When you believe something, the Universe will rearrange itself to make you RIGHT. In my eBook, Creating Your Fairytale Love Life in Chapter 5, I show you some techniques you can use to “change” your belief state, so you may wish to take advantage of the exercises and videos in that chapter.

I can tell you that in my world, Mr. P., there is no such thing as too short, too tall, too weird, too fat etc. Everyone can and deserves to be loved. The question is –  do you love yourself?

The girlfriend that you wish for is not there to give you what you cannot give yourself (love). Many people (so you are not alone) are looking for someone to love them so they will feel lovable. The opposite needs to happen in order to manifest a wonderful relationship. You must love and appreciate yourself first in order to attract the wonderful relationship.

There is a Secret nobody told us when we were kids. The “other” person in a relationship is not there to make us whole! They are not supposed to be responsible for making us happy or feel loved. Nope! Do you want to know the real purpose for relationships? The REAL purpose for relationships is to grow ourselves spiritually…that’s it. That’s all.

So Dear Mr. P. You may not believe me, but you are already loved. The substance from which we all come, that which I call The Universe (others call The One, God, Divine etc.) loves you. Now it is your turn to love you.

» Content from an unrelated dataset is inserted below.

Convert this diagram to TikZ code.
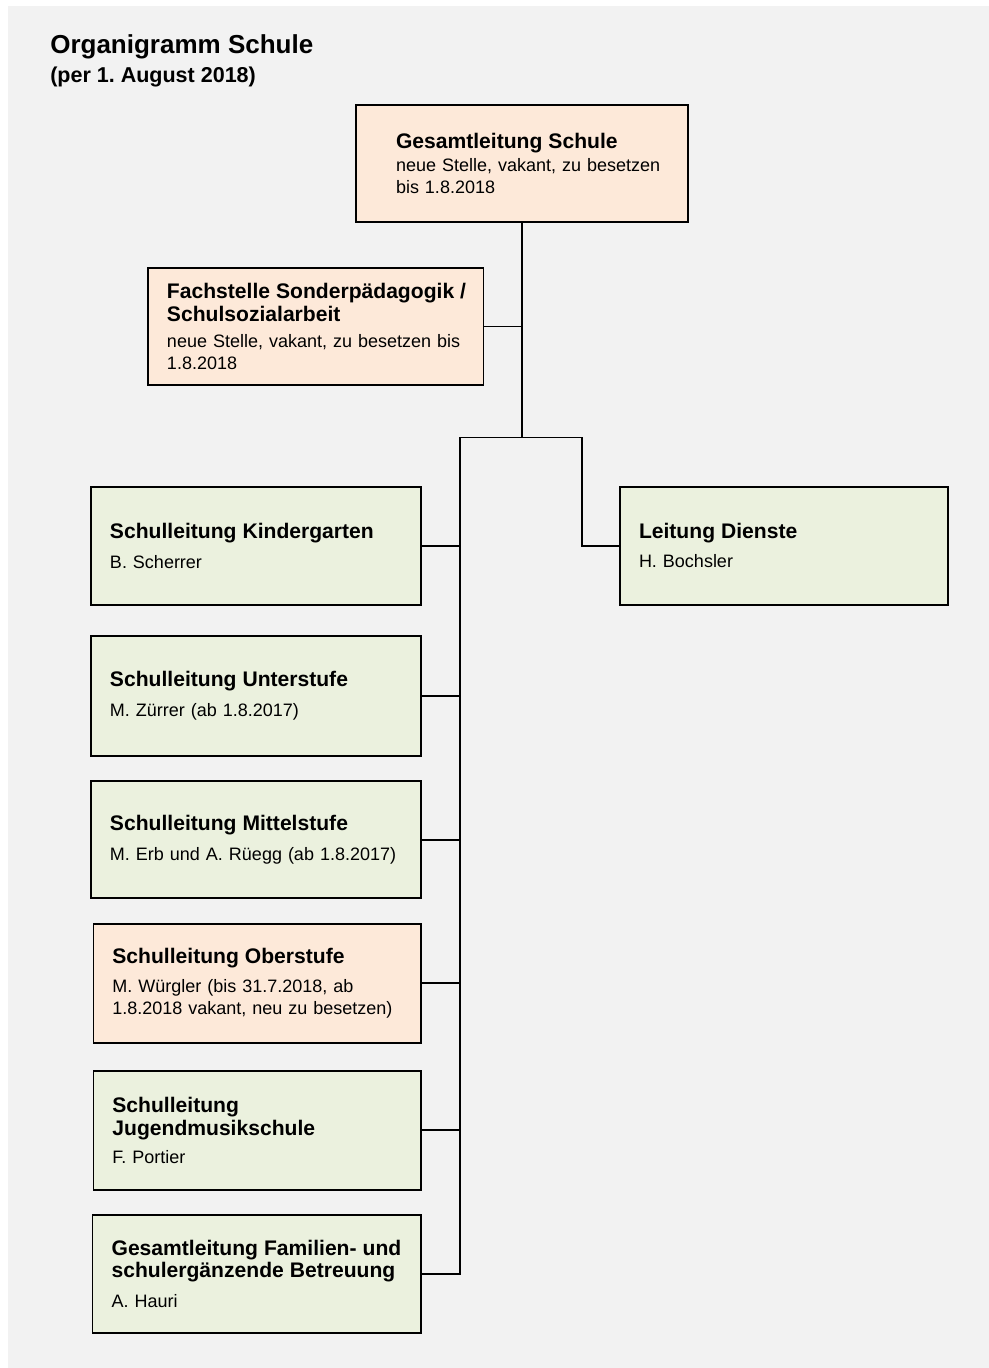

If you REALLY want change, here is your homework assignment. I really hope you take this challenge and run with it: For the next 30 days, everyday create a list of at least 10 things you love and appreciate about yourself. While you are writing, if any negative thought comes up, just say “cancel” or “pass” and keep writing, focusing on the positive. It could be that you appreciate yourself because you have great rhythm and you love to dance, or that you are extremely kind to your parents, or that you absolutely love history books etc. It doesn’t matter what it is, just make a new habit of appreciating yourself daily.

While you are writing, remember to really FEEL the feelings of appreciation. It is the MAGNETIC substance that draws what we want into our lives. The truth in my situation was that when I began truly appreciating my qualities rather than criticizing myself most of the time, it was the start of the happiest time of my life.

Lastly, Mr. P. I highly recommend that you consider taking the Enlighted Warrior Training Camp http://www.enlightenedwarrior.com  run by Peak Potentials training. Year after year there are stories of people on the edge of suicide when they arrive at the camp and they leave a completely changed person…strong, compassionate and empowered. You can receive a discount on tuition, I believe, by being referred by a graduate so I will give you my referral number: 232364.

It is important for you to receive support. Having suicidal thoughts is very serious and I urge you to seek professional care as soon as possible. Talk to your doctor and ask for a referral to an empathetic counselor or psychologist. I also suggest that you read the new bestseller by Marci Shimoff, Happy for No Reason.